→ TASK REQUIREMENTS:
Select every line holding the word "with" and copy it.

Dataset rows
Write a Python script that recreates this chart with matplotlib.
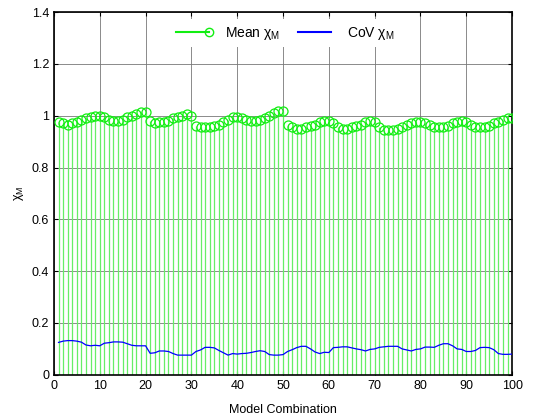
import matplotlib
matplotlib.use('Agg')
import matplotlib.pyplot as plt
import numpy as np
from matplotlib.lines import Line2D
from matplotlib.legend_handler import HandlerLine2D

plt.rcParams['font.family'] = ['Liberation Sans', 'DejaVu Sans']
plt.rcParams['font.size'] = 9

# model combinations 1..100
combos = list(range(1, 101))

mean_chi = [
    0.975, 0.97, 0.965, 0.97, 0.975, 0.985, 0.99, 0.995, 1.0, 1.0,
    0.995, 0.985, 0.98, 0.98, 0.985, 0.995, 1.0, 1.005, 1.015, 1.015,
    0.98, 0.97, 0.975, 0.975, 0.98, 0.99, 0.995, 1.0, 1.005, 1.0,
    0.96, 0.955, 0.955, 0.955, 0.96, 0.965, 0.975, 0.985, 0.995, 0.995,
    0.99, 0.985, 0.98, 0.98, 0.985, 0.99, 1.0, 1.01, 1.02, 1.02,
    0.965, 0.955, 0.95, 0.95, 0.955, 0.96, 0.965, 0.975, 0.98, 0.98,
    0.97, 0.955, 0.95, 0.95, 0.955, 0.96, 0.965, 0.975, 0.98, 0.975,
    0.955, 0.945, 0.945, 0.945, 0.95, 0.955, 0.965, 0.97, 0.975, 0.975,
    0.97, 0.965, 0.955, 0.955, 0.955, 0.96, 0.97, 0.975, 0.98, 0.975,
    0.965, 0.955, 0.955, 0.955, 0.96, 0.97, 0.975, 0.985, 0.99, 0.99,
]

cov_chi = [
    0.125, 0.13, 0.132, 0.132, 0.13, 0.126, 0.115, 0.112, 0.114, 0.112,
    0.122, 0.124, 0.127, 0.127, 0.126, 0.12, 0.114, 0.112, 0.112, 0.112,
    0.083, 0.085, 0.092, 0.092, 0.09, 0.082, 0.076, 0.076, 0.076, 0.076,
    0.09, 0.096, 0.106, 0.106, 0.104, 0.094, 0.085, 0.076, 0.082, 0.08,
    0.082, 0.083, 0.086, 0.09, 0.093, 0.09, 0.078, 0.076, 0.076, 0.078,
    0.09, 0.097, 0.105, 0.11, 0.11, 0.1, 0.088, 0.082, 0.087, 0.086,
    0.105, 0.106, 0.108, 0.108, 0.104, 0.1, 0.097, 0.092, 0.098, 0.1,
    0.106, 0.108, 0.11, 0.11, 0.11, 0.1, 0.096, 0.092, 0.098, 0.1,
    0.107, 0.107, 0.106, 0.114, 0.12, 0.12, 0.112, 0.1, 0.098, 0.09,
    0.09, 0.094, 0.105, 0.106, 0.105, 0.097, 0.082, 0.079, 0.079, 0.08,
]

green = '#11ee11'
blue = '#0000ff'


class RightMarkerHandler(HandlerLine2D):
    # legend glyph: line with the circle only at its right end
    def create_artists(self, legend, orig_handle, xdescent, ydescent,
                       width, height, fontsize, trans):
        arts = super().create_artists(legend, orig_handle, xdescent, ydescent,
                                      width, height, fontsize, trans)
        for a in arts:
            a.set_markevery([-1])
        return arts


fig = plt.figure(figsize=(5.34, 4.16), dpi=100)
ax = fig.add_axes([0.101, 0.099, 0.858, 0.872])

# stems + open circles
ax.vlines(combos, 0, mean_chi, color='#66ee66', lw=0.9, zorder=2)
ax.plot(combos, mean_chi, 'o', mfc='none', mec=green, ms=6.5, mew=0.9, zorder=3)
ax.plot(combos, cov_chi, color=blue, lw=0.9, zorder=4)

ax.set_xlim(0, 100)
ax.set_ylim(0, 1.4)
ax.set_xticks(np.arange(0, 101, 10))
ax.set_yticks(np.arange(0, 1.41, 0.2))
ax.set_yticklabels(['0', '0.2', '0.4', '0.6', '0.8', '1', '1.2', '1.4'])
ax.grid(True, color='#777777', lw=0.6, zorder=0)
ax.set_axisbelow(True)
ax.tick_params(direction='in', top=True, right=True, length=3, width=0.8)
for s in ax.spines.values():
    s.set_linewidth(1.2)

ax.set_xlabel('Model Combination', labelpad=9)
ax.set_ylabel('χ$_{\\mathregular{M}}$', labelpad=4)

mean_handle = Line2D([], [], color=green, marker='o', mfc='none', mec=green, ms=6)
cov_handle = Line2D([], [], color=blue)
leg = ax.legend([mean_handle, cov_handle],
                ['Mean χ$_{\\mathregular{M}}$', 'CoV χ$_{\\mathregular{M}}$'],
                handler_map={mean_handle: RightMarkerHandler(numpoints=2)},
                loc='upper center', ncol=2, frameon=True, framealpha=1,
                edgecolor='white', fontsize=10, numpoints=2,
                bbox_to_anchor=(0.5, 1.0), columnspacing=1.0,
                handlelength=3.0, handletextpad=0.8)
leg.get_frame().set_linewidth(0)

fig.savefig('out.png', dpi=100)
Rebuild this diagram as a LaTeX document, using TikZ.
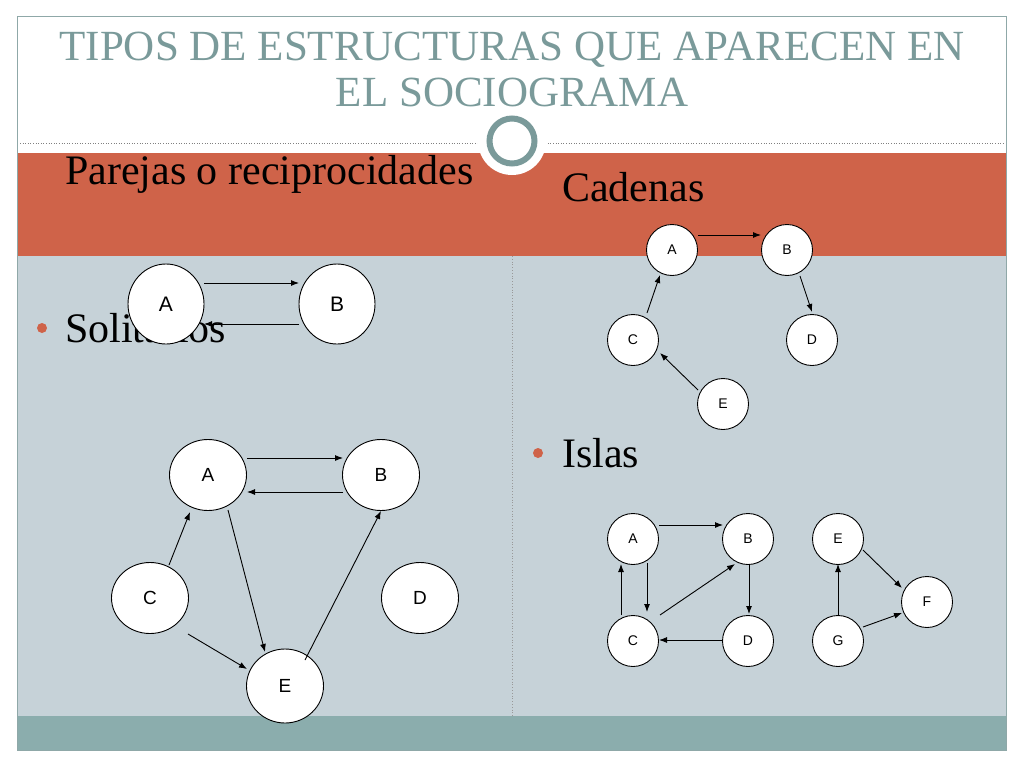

→ OUTPUT OF THE EXERCISE:
Write a Python script that recreates this chart with matplotlib.
    # legend glyph: line with the circle only at its right end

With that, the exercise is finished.